Struggling to get resettled, Withers moved his family to Lexington, KY and purchased Fairlawn Stock Farm. Knowing little about trotting bloodlines, Withers studied the breed carefully and eventually populated his stock farm with over seventy respectable broodmares.
In 1875, he purchased Almont for a reported $15,000 and Immortal Happy Medium for a price in excess of $25,000 – an equivalent of about $500,000 in today's currency.
Other stallions that stood at Fairlawn through the years included Aberdeen, Ethan Allen Jr. and several other home bred sons of Almont, including Alecto, Almont Wilkes and Maximus.
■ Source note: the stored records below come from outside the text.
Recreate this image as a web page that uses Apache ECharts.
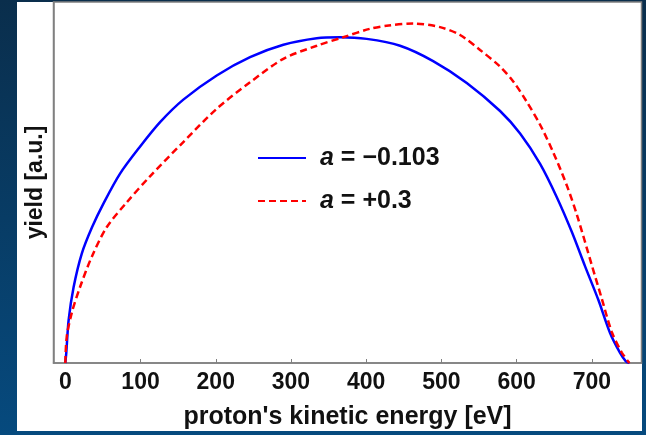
<!DOCTYPE html>
<html>
<head>
<meta charset="utf-8">
<script src="https://cdn.jsdelivr.net/npm/echarts@6/dist/echarts.min.js"></script>
<style>
    html, body {margin: 0; padding: 0; background: #0b3556;}
    #chart {width: 646px; height: 435px;}
</style>
</head>
<body>
<div id="chart"></div>
<script>
// energy [eV], yield normalised to the blue peak
var blueE = [0, 1.3, 4.4, 11, 22, 35.5, 51, 73, 99, 126, 156.9, 201.3, 245.6, 289.9, 334.3, 365.2, 400.7,
    445, 489, 533.7, 578, 604.6, 631.2, 653.4, 673.3, 691, 708.7, 724.2, 737.5, 745, 750];
var blueY = [0, 0.031, 0.131, 0.232, 0.336, 0.416, 0.490, 0.581, 0.662, 0.738, 0.807, 0.881, 0.937, 0.975, 0.995, 0.998, 0.993,
    0.972, 0.925, 0.858, 0.772, 0.703, 0.610, 0.508, 0.402, 0.296, 0.193, 0.092, 0.031, 0.006, 0];

var redE = [0, 1.9, 8.5, 19.5, 35.1, 55, 81.6, 112.6, 156.9, 201.3, 245.6, 289.9, 334.3, 369.6, 405.1, 430, 462.3,
    498.2, 524.8, 551.4, 578, 595.7, 613.5, 631.2, 648.9, 666.7, 680, 699.9, 713.2, 726.5, 739.8, 750];
var redY = [0, 0.080, 0.153, 0.232, 0.325, 0.416, 0.492, 0.572, 0.677, 0.779, 0.860, 0.932, 0.972, 0.998, 1.024, 1.034, 1.040,
    1.029, 1.005, 0.959, 0.908, 0.862, 0.800, 0.730, 0.644, 0.544, 0.455, 0.300, 0.197, 0.095, 0.032, 0];

var xTicks = [0, 100, 200, 300, 400, 500, 600, 700];
var names = ['a = \u22120.103', 'a = +0.3'];

function pairs(xs, ys) {
    var out = [];
    for (var i = 0; i < xs.length; i++) {
        out.push([xs[i], ys[i]]);
    }
    return out;
}

var font = '"Liberation Sans", Arial, sans-serif';
var myChart = echarts.init(document.getElementById('chart'));
var option = {
    backgroundColor: {
        type: 'linear', x: 0, y: 0, x2: 0, y2: 1,
        colorStops: [{offset: 0, color: '#0a2e4c'}, {offset: 1, color: '#064a7e'}]
    },
    animation: false,
    textStyle: {fontFamily: font},
    graphic: [{
        type: 'rect',
        z: -10,
        shape: {x: 17, y: 2, width: 625, height: 429},
        style: {fill: '#ffffff'}
    }],
    grid: {
        left: 53.5, right: 4.5, top: 2, bottom: 71,
        show: true, borderColor: '#808080', borderWidth: 1.5
    },
    legend: {
        orient: 'vertical',
        left: 257, top: 145.5,
        padding: 0,
        itemWidth: 48, itemHeight: 20, itemGap: 18,
        data: names,
        itemStyle: {opacity: 0},
        formatter: function (name) {
            return '{i|a}' + name.substring(1);
        },
        textStyle: {
            fontSize: 25, fontWeight: 'bold', color: '#111', fontFamily: font, padding: [0, 0, 0, 9],
            rich: {i: {fontSize: 25, fontWeight: 'bold', fontStyle: 'italic', color: '#111', fontFamily: font}}
        }
    },
    xAxis: {
        type: 'value',
        min: -15.7, max: 766,
        name: "proton's kinetic energy [eV]",
        nameLocation: 'middle',
        nameGap: 42,
        nameTextStyle: {fontSize: 25, fontWeight: 'bold', color: '#111', fontFamily: font},
        splitLine: {show: false},
        axisLine: {show: true, onZero: false, lineStyle: {color: '#808080', width: 1.5}},
        axisTick: {show: true, inside: true, length: 4, customValues: xTicks, lineStyle: {color: '#808080'}},
        axisLabel: {customValues: xTicks, margin: 8, fontSize: 23, fontWeight: 'bold', color: '#111', fontFamily: font}
    },
    yAxis: {
        type: 'value',
        min: 0, max: 1.106,
        name: 'yield [a.u.]',
        nameLocation: 'middle',
        nameGap: 6,
        nameTextStyle: {fontSize: 23, fontWeight: 'bold', color: '#111', fontFamily: font},
        splitLine: {show: false},
        axisLine: {show: true, onZero: false, lineStyle: {color: '#808080', width: 1.5}},
        axisTick: {show: false},
        axisLabel: {show: false}
    },
    series: [
        {
            name: names[0],
            type: 'line',
            data: pairs(blueE, blueY),
            smooth: 0.3,
            showSymbol: false,
            symbol: 'none',
            color: '#0000ff',
            lineStyle: {color: '#0000ff', width: 2.5}
        },
        {
            name: names[1],
            type: 'line',
            data: pairs(redE, redY),
            smooth: 0.3,
            showSymbol: false,
            symbol: 'none',
            color: '#ff0000',
            lineStyle: {color: '#ff0000', width: 2.5, type: [7, 4]}
        }
    ]
};
myChart.setOption(option);
</script>
</body>
</html>
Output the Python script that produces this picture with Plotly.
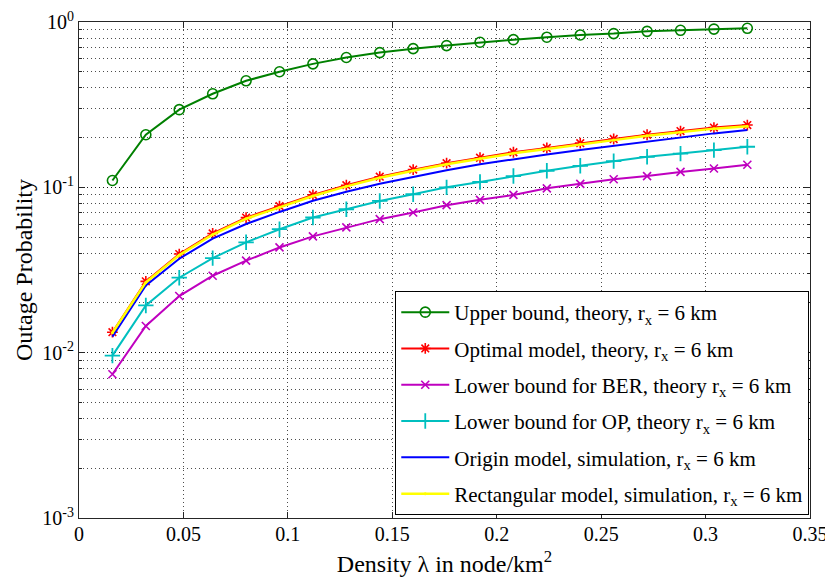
import plotly.graph_objects as go

# Density values (node/km^2)
density = [0.016, 0.032, 0.048, 0.064, 0.080, 0.096, 0.112, 0.128, 0.144, 0.160,
           0.176, 0.192, 0.208, 0.224, 0.240, 0.256, 0.272, 0.288, 0.304, 0.320]

upper_bound = [0.110, 0.208, 0.295, 0.368, 0.441, 0.500, 0.558, 0.610, 0.653, 0.690,
               0.720, 0.754, 0.782, 0.809, 0.835, 0.851, 0.878, 0.891, 0.906, 0.916]
optimal = [0.0133, 0.0270, 0.0395, 0.0526, 0.0656, 0.0770, 0.0900, 0.1030, 0.1160, 0.1280,
           0.1400, 0.1510, 0.1630, 0.1730, 0.1850, 0.1960, 0.2080, 0.2190, 0.2300, 0.2380]
lower_ber = [0.0074, 0.0145, 0.0220, 0.0292, 0.0360, 0.0433, 0.0505, 0.0572, 0.0642, 0.0704,
             0.0780, 0.0840, 0.0900, 0.0986, 0.1050, 0.1120, 0.1170, 0.1240, 0.1300, 0.1370]
lower_op = [0.0096, 0.0193, 0.0284, 0.0373, 0.0465, 0.0558, 0.0657, 0.0737, 0.0827, 0.0908,
            0.1000, 0.1077, 0.1170, 0.1260, 0.1350, 0.1440, 0.1530, 0.1600, 0.1680, 0.1760]
origin_sim = [0.0125, 0.0255, 0.0370, 0.0490, 0.0600, 0.0710, 0.0830, 0.0940, 0.1050, 0.1160,
              0.1270, 0.1380, 0.1480, 0.1580, 0.1680, 0.1780, 0.1900, 0.2010, 0.2120, 0.2220]
rect_sim = [0.0132, 0.0266, 0.0389, 0.0518, 0.0646, 0.0758, 0.0886, 0.1014, 0.1142, 0.1260,
            0.1379, 0.1487, 0.1605, 0.1704, 0.1822, 0.1930, 0.2048, 0.2157, 0.2265, 0.2344]

y_tickvals = [0.001, 0.01, 0.1, 1]
y_ticktext = ["10<sup>-3</sup>", "10<sup>-2</sup>", "10<sup>-1</sup>", "10<sup>0</sup>"]

names = [
    "Upper bound, theory, r<sub>x</sub> = 6 km",
    "Optimal model, theory, r<sub>x</sub> = 6 km",
    "Lower bound for BER, theory r<sub>x</sub> = 6 km",
    "Lower bound for OP, theory r<sub>x</sub> = 6 km",
    "Origin model, simulation, r<sub>x</sub> = 6 km",
    "Rectangular model, simulation, r<sub>x</sub> = 6 km",
]

FONT = "Times New Roman, Liberation Serif, DejaVu Serif, serif"

fig = go.Figure()
fig.add_trace(go.Scatter(x=density, y=upper_bound, name=names[0], legendgroup="g1",
                         mode="lines+markers", line=dict(color="#008000", width=2),
                         marker=dict(symbol="circle-open", size=10, color="#008000",
                                     line=dict(width=1.6, color="#008000"))))
fig.add_trace(go.Scatter(x=density, y=optimal, name=names[1], legendgroup="g2",
                         mode="lines+markers", line=dict(color="#FF0000", width=2),
                         marker=dict(symbol="asterisk-open", size=9, color="#FF0000",
                                     line=dict(width=1.6, color="#FF0000"))))
fig.add_trace(go.Scatter(x=density, y=lower_ber, name=names[2], legendgroup="g3",
                         mode="lines+markers", line=dict(color="#BF00BF", width=2),
                         marker=dict(symbol="x-thin-open", size=8, color="#BF00BF",
                                     line=dict(width=1.6, color="#BF00BF"))))
fig.add_trace(go.Scatter(x=density, y=lower_op, name=names[3], legendgroup="g4",
                         mode="lines+markers", line=dict(color="#00BFBF", width=2),
                         marker=dict(symbol="cross-thin-open", size=11, color="#00BFBF",
                                     line=dict(width=1.8, color="#00BFBF"))))
fig.add_trace(go.Scatter(x=density, y=origin_sim, name=names[4], legendgroup="g5",
                         mode="lines", line=dict(color="#0000FF", width=2)))
fig.add_trace(go.Scatter(x=density, y=rect_sim, name=names[5], legendgroup="g6",
                         mode="lines+markers", line=dict(color="#FFFF00", width=2.5),
                         marker=dict(symbol="circle", size=3, color="#FFFF00")))

grid = dict(gridcolor="rgba(0,0,0,0.7)", gridwidth=1, griddash="1px,3px")

fig.update_xaxes(range=[0, 0.35], dtick=0.05, tick0=0, showline=True, mirror="ticks",
                 linecolor="#262626", linewidth=1, ticks="inside", ticklen=6,
                 tickcolor="#262626", zeroline=False, showgrid=True, automargin=False,
                 ticklabeloverflow="allow", ticklabelstandoff=-2,
                 tickfont=dict(family=FONT, size=20, color="#000"),
                 title=dict(text="Density λ in node/km<sup>2</sup>",
                            font=dict(family=FONT, size=24, color="#000"), standoff=11),
                 **grid)
fig.update_yaxes(type="log", range=[-3, 0], tickvals=y_tickvals, ticktext=y_ticktext,
                 showline=True, mirror="ticks", linecolor="#262626", linewidth=1,
                 ticks="inside", ticklen=6, tickcolor="#262626", zeroline=False,
                 showgrid=True, automargin=False,
                 minor=dict(dtick="D1", ticks="inside", ticklen=3, tickcolor="#262626",
                            showgrid=True, gridcolor="rgba(0,0,0,0.7)", gridwidth=1,
                            griddash="1px,3px"),
                 tickfont=dict(family=FONT, size=20, color="#000"),
                 title=dict(text="Outage Probability",
                            font=dict(family=FONT, size=24, color="#000"), standoff=2),
                 **grid)

# page body has an 8px default margin, so the figure is sized to fit inside it
fig.update_layout(
    width=825, height=577,
    margin=dict(l=71, r=23, t=14, b=67),
    paper_bgcolor="white", plot_bgcolor="white",
    font=dict(family=FONT, color="#000"),
    showlegend=True,
    legend=dict(x=0.999, y=0.006, xanchor="right", yanchor="bottom",
                bgcolor="white", bordercolor="#000", borderwidth=1,
                font=dict(family=FONT, size=21, color="#000"),
                tracegroupgap=6, itemwidth=48),
)

fig.write_html("out.html")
Withers was reportedly the first to take the risk of listing prices in his sale catalogs. As Fairlawn's fame grew, both Ulysses S. Grant and King Kalakahua of Hawaii visited the farm and horsemen from around the world began to request Fairlawn's stock.
Withers' efforts disseminated the American trotting breed throughout Australia, Bessarabia, Canada, Denmark, England, France, Germany, Hawaii, Italy, Japan, New Zealand, Russia, and Sweden.
According to the January 1886 issue of Wallace's Monthly, in less than two decades Fairlawn had become arguably the most well known stock farm in the world.
Mark Field of Wallace's Monthly writes of him: "…he has not only made his name illustrious throughout the domain of civilization, but has perhaps more palpably than any other living man demonstrated by actual experiment the general principles upon which the breeding of diagonal steppers may be reduced to a science."
Withers died at the age of sixty-six on June 16, 1889. Speculation at the time valued Fairlawn Stock Farm, his life accomplishment, at $500,000 – an equivalent of $11,650,000 in today's currency. He is one of the 2009 inductees into Harness Racing's Hall of Fame in Goshen, New York.